3-in-3: Taking a Secured Interest in Canada via the PPSA
Today’s 3-in-3 features UCC Specialist, Diane Toth. Read this post to learn more about the similarities and differences of the UCC and PPSA.
Canada’s Personal Property Security Act was enacted in the early 70’s and modeled after Article 9 of the Uniform Commercial Code. Just like a UCC filing, a properly perfected PPSA requires a signed security agreement, public registration of the Financing Statement, and search/notification of any previously secured creditors.
A UCC is filed based on where your customer is registered. What determines where a PPSA is registered?
Diane: Under Article 9 of the UCC Financing Statement, it’s filed in the jurisdiction of where the debtor is registered, or if an individual, in their state of residence.

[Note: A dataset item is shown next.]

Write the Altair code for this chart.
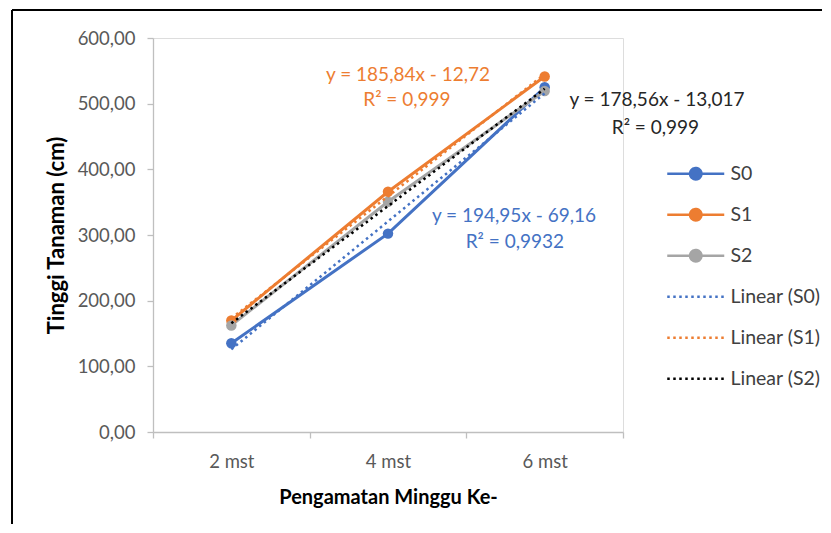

Under the PPSA, the security interest is registered in the jurisdiction where the chief executive office is located.
Unfortunately, the PPSA does not define chief executive office, which leaves where to file when shipping to multiple provinces open to interpretation. Under the current PPSA, if the chief executive office is in Alberta, but you’re shipping to British Columbia and Ontario, you would want to file in Alberta, British Columbia and Ontario.
The good news is the Ontario PPSA recently enacted an amendment that better defines a debtor location and this change is more in line with Article 9’s debtor location rules. (Hopefully the remaining provinces will follow suit!)
Another exception is the province of Quebec. Quebec has chosen not to follow the PPSA and governs its secured transactions under the Quebec Civil Code which requires an agreement called the Deed of Hypothec.
Is establishing priority in equipment different when registering a PPSA vs. filing a UCC?
Diane: Yes, under Article 9 you have 20 days from the date of delivery of the equipment to file a UCC to maintain priority rights in your equipment. To maintain your rights under the PPSA, you only have 15 days from the date of delivery to file your PPSA. If you file on the 16th day after the equipment is delivered, you will lose your priority on that equipment which also includes the loss of right of repossession.
UCC filings are effective for 5 years (except Wyoming, which is 10 years). Is a PPSA also effective for 5 years?
Diane: No, under PPSA you choose the length of time for your security interest. You can choose between 1 to 25 years or even infinity. Of course, the longer the filing is effective, the more expensive the filing fee. If you do choose to validate your PPSA for longer than 5 years, the best practice would be to conduct periodic searches to review for any changes that may affect your security interest.